Localized Ca2+ uncaging reveals polarized distribution of Ca2+-sensitive Ca2+ release sites

Abstract

Ca²⁺-induced Ca²⁺ release (CICR) plays an important role in the generation of cytosolic Ca²⁺ signals in many cell types. However, it is inherently difficult to distinguish experimentally between the contributions of messenger-induced Ca²⁺ release and CICR. We have directly tested the CICR sensitivity of different regions of intact pancreatic acinar cells using local uncaging of caged Ca²⁺. In the apical region, local uncaging of Ca²⁺ was able to trigger a CICR wave, which propagated toward the base. CICR could not be triggered in the basal region, despite the known presence of ryanodine receptors. The triggering of CICR from the apical region was inhibited by a pharmacological block of ryanodine or inositol trisphosphate receptors, indicating that global signals require coordinated Ca²⁺ release.

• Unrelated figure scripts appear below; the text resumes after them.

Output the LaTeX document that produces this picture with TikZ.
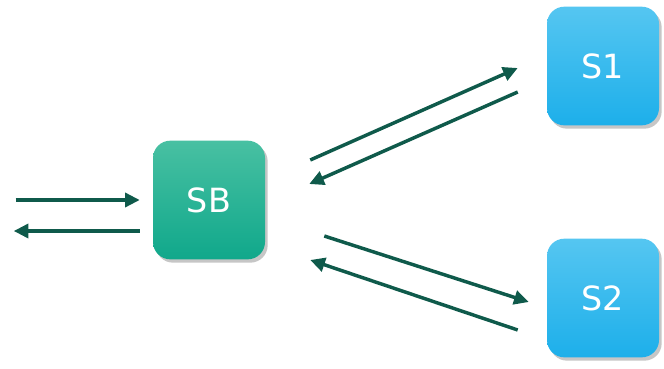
\documentclass[tikz,border=0pt]{standalone}
\usepackage{fontspec}
\setmainfont{DejaVu Sans}
\usepackage{tikz}
\usetikzlibrary{arrows.meta,shadows,calc}

\definecolor{arrowgreen}{HTML}{0F5A4B}
\definecolor{sbtop}{HTML}{48C0A2}
\definecolor{sbbot}{HTML}{10A88B}
\definecolor{stop}{HTML}{55C6F1}
\definecolor{sbottom}{HTML}{1DAFEA}

\tikzset{
  server/.style={rounded corners=13pt, minimum width=84pt, minimum height=89pt,
    text=white, font=\fontsize{25}{25}\selectfont, inner sep=0pt,
    drop shadow={shadow xshift=2pt, shadow yshift=-2.5pt, opacity=0.45}},
  sbbox/.style={server, top color=sbtop, bottom color=sbbot},
  sbox/.style={server, top color=stop, bottom color=sbottom},
  flow/.style={arrowgreen, line width=2.6pt, -{Triangle[length=11pt,width=10.5pt]}}
}

\begin{document}
\begin{tikzpicture}[x=0.75pt,y=-0.75pt]
\useasboundingbox (0,0) rectangle (664,368);

%boxes
\node[sbbox] (sb) at (209,200) {SB};
\node[sbox] (s1) at (603,66) {S1};
\node[sbox] (s2) at (603,298) {S2};

%client side
\draw[flow] ($(sb.west)+(-137,0)$) -- ($(sb.west)+(-13,0)$);
\draw[flow] ($(sb.west)+(-13,31)$) -- ($(sb.west)+(-139,31)$);

%to and from S1
\draw[flow] ($(sb.east)+(45,-40)$) -- ($(s1.west)+(-29,2)$);
\draw[flow] ($(s1.west)+(-29,26)$) -- ($(sb.east)+(44,-16)$);

%to and from S2
\draw[flow] ($(sb.east)+(59,36)$) -- ($(s2.west)+(-18,4)$);
\draw[flow] ($(s2.west)+(-29,32)$) -- ($(sb.east)+(45,60)$);
\end{tikzpicture}
\end{document}
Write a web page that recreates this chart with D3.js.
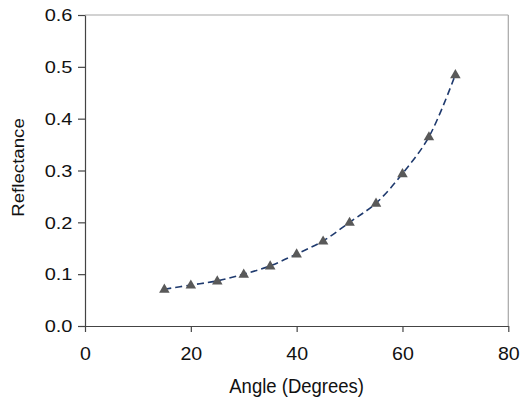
<!DOCTYPE html>
<html>
<head>
<meta charset="utf-8">
<script src="https://cdn.jsdelivr.net/npm/d3@7"></script>
<style>
  html, body { margin: 0; padding: 0; background: #fff; }
  svg { display: block; }
  text { font-family: "Liberation Sans", Arial, sans-serif; fill: #111; }
</style>
</head>
<body>
<svg id="chart" width="520" height="403"></svg>
<script>
// Data
const angles = [15, 20, 25, 30, 35, 40, 45, 50, 55, 60, 65, 70];
const reflectance = [0.071, 0.079, 0.087, 0.100, 0.116, 0.139, 0.164, 0.200, 0.237, 0.294, 0.365, 0.485];
const xTicks = [0, 20, 40, 60, 80];
const yTicks = [0.0, 0.1, 0.2, 0.3, 0.4, 0.5, 0.6];
const xTitle = "Angle (Degrees)";
const yTitle = "Reflectance";

(function () {
const svg = d3.select("#chart");
const pL = 85, pR = 508.3, pT = 15, pB = 326;

const x = d3.scaleLinear().domain([0, 80]).range([pL, pR]);
const y = d3.scaleLinear().domain([0, 0.6]).range([pB, pT]);

// top & right border (light gray)
svg.append("line").attr("x1", pL).attr("x2", pR).attr("y1", pT).attr("y2", pT)
  .attr("stroke", "#a6a6a6").attr("stroke-width", 1.2);
svg.append("line").attr("x1", pR).attr("x2", pR).attr("y1", pT).attr("y2", pB)
  .attr("stroke", "#a6a6a6").attr("stroke-width", 1.2);

// y axis
const gy = svg.append("g").attr("transform", `translate(${pL},0)`)
  .call(d3.axisLeft(y).tickValues(yTicks).tickFormat(d3.format(".1f")).tickSize(7).tickSizeOuter(0));
gy.select(".domain").attr("stroke", "#444").attr("stroke-width", 1.2);
gy.selectAll(".tick line").attr("stroke", "#444").attr("stroke-width", 1.2);
gy.selectAll(".tick text")
  .attr("x", 0).attr("dy", "0.36em")
  .attr("transform", "translate(-12.5,0) scale(1.25,1)")
  .style("font-size", "16px").attr("fill", "#111");

// x axis
const gx = svg.append("g").attr("transform", `translate(0,${pB})`)
  .call(d3.axisBottom(x).tickValues(xTicks).tickFormat(d3.format("d")).tickSize(6).tickSizeOuter(0));
gx.select(".domain").attr("stroke", "#444").attr("stroke-width", 1.2);
gx.selectAll(".tick line").attr("stroke", "#444").attr("stroke-width", 1.2);
gx.selectAll(".tick text")
  .attr("y", 0).attr("dy", 0)
  .attr("transform", "translate(0,34) scale(1.06,1)")
  .style("font-size", "18.5px").attr("fill", "#111");

// axis titles
svg.append("text")
  .attr("text-anchor", "middle")
  .attr("transform", `translate(${(pL + pR) / 2},393) scale(0.95,1)`)
  .style("font-size", "19.5px")
  .text(xTitle);

svg.append("text")
  .attr("text-anchor", "middle")
  .attr("transform", `translate(24,167.5) rotate(-90) scale(1.1,1)`)
  .style("font-size", "17px")
  .text(yTitle);

// data
const data = angles.map((a, i) => ({ a, r: reflectance[i] }));

const line = d3.line()
  .x(d => x(d.a))
  .y(d => y(d.r))
  .curve(d3.curveCatmullRom.alpha(0.5));

svg.append("path")
  .datum(data)
  .attr("d", line)
  .attr("fill", "none")
  .attr("stroke", "#1f3a6e")
  .attr("stroke-width", 1.6)
  .attr("stroke-dasharray", "7,4");

const tri = d3.symbol().type(d3.symbolTriangle).size(48);
svg.append("g").selectAll("path")
  .data(data)
  .join("path")
  .attr("d", tri)
  .attr("transform", d => `translate(${x(d.a)},${y(d.r) + 0.5})`)
  .attr("fill", "#595959");
})();
</script>
</body>
</html>
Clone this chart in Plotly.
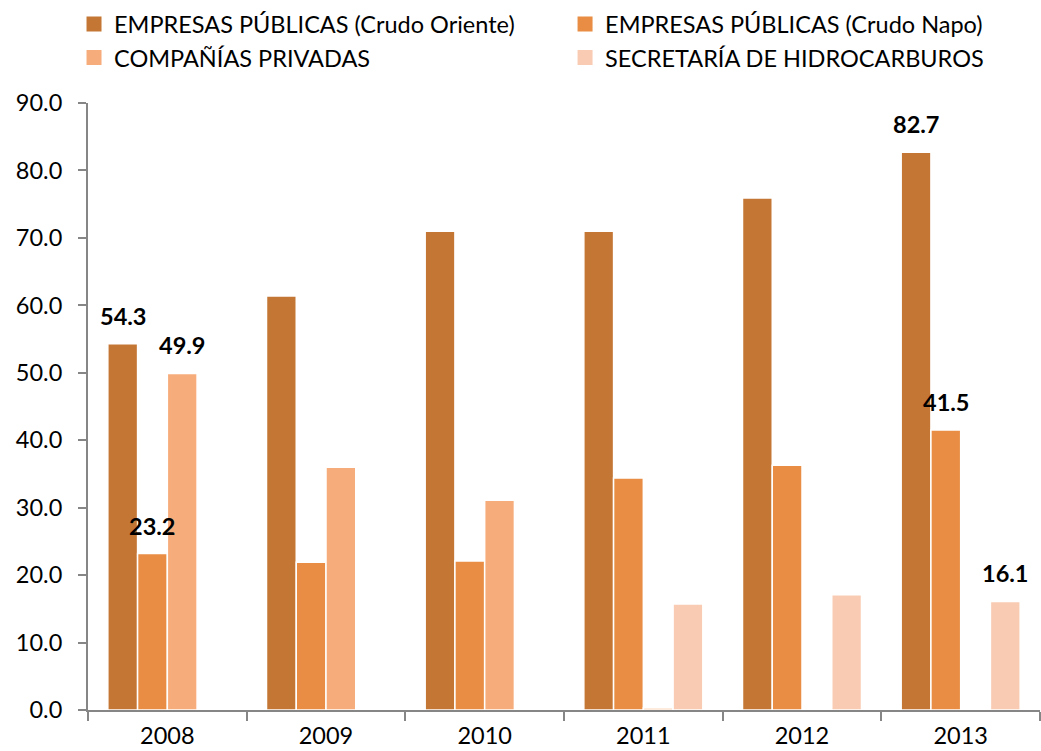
import plotly.graph_objects as go

years = ["2008", "2009", "2010", "2011", "2012", "2013"]
series_names = [
    "EMPRESAS PÚBLICAS (Crudo Oriente)",
    "EMPRESAS PÚBLICAS (Crudo Napo)",
    "COMPAÑÍAS PRIVADAS",
    "SECRETARÍA DE HIDROCARBUROS",
]
crudo_oriente = [54.3, 61.4, 71.0, 71.0, 75.9, 82.7]
crudo_napo = [23.2, 21.9, 22.1, 34.4, 36.3, 41.5]
privadas = [49.9, 36.0, 31.1, 0.3, 0.0, 0.0]
secretaria = [0.0, 0.0, 0.0, 15.7, 17.1, 16.1]
colors = ["#C47634", "#E88D43", "#F7AD7B", "#F8CBB2"]
legend_column = ["legend", "legend2", "legend", "legend2"]

# which points carry a visible data label
labeled = {
    0: ["2008", "2013"],
    1: ["2008", "2013"],
    2: ["2008"],
    3: ["2013"],
}

all_series = [crudo_oriente, crudo_napo, privadas, secretaria]
FONT = "Lato, Carlito, Calibri, sans-serif"
FS = 23.5

fig = go.Figure()
for name, vals, col in zip(series_names, all_series, colors):
    fig.add_trace(go.Bar(
        x=years, y=vals, name=name, showlegend=False,
        marker=dict(color=col, line=dict(color="white", width=1.5)),
        hoverinfo="skip",
    ))
# legend swatches (square markers like the reference)
for name, col, lg in zip(series_names, colors, legend_column):
    fig.add_trace(go.Scatter(
        x=[None], y=[None], mode="markers", name=name, legend=lg,
        marker=dict(symbol="square", size=15, color=col),
        hoverinfo="skip",
    ))

bargap = 0.25
plot_w = 1041 - 88 - 1
cat_w = plot_w / len(years)
bar_w = cat_w * (1 - bargap) / 4
annotations = []
for i, vals in enumerate(all_series):
    for yr in labeled[i]:
        j = years.index(yr)
        annotations.append(dict(
            x=j, y=vals[j], xref="x", yref="y",
            text=f"<b>{vals[j]:.1f}</b>", showarrow=False,
            xshift=(i - 1.5) * bar_w, yanchor="bottom", yshift=12,
            font=dict(family=FONT, size=FS, color="black"),
        ))

legend_common = dict(orientation="v", xref="container", yref="container",
                     xanchor="left", y=0.997, yanchor="top",
                     font=dict(family=FONT, size=FS), traceorder="normal",
                     bgcolor="rgba(0,0,0,0)")

fig.update_layout(
    width=1041, height=751,
    barmode="group", bargap=bargap, bargroupgap=0,
    plot_bgcolor="white", paper_bgcolor="white",
    margin=dict(l=88, r=1, t=103, b=41, autoexpand=False),
    font=dict(family=FONT, size=FS, color="black"),
    legend=dict(x=0.0711, **legend_common),
    legend2=dict(x=0.5428, **legend_common),
    annotations=annotations,
    xaxis=dict(type="category", showline=True, linecolor="#868686", linewidth=2,
               ticks="outside", tickson="boundaries", ticklen=9, tickwidth=2, tickcolor="#868686",
               ticklabelstandoff=4, automargin=False,
               tickfont=dict(family=FONT, size=FS)),
    yaxis=dict(range=[0, 90], dtick=10, tickformat=".1f",
               showline=True, linecolor="#868686", linewidth=2,
               ticks="outside", ticklen=8, tickwidth=2, tickcolor="#868686",
               showgrid=False, zeroline=False, ticklabelstandoff=11, automargin=False,
               tickfont=dict(family=FONT, size=FS)),
)

fig.write_html("out.html", config={"displayModeBar": False},
               post_script="document.body.style.margin='0';")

Subthreshold agonist stimulation increased the probability of triggering CICR by apical uncaging, and uncaging-induced CICR could activate long-lasting Ca²⁺ oscillations. However, with subthreshold stimulation, CICR could still not be initiated in the basal region. CICR is the major process responsible for global Ca²⁺ transients, and intracellular variations in sensitivity to CICR predetermine the activation pattern of Ca²⁺ waves.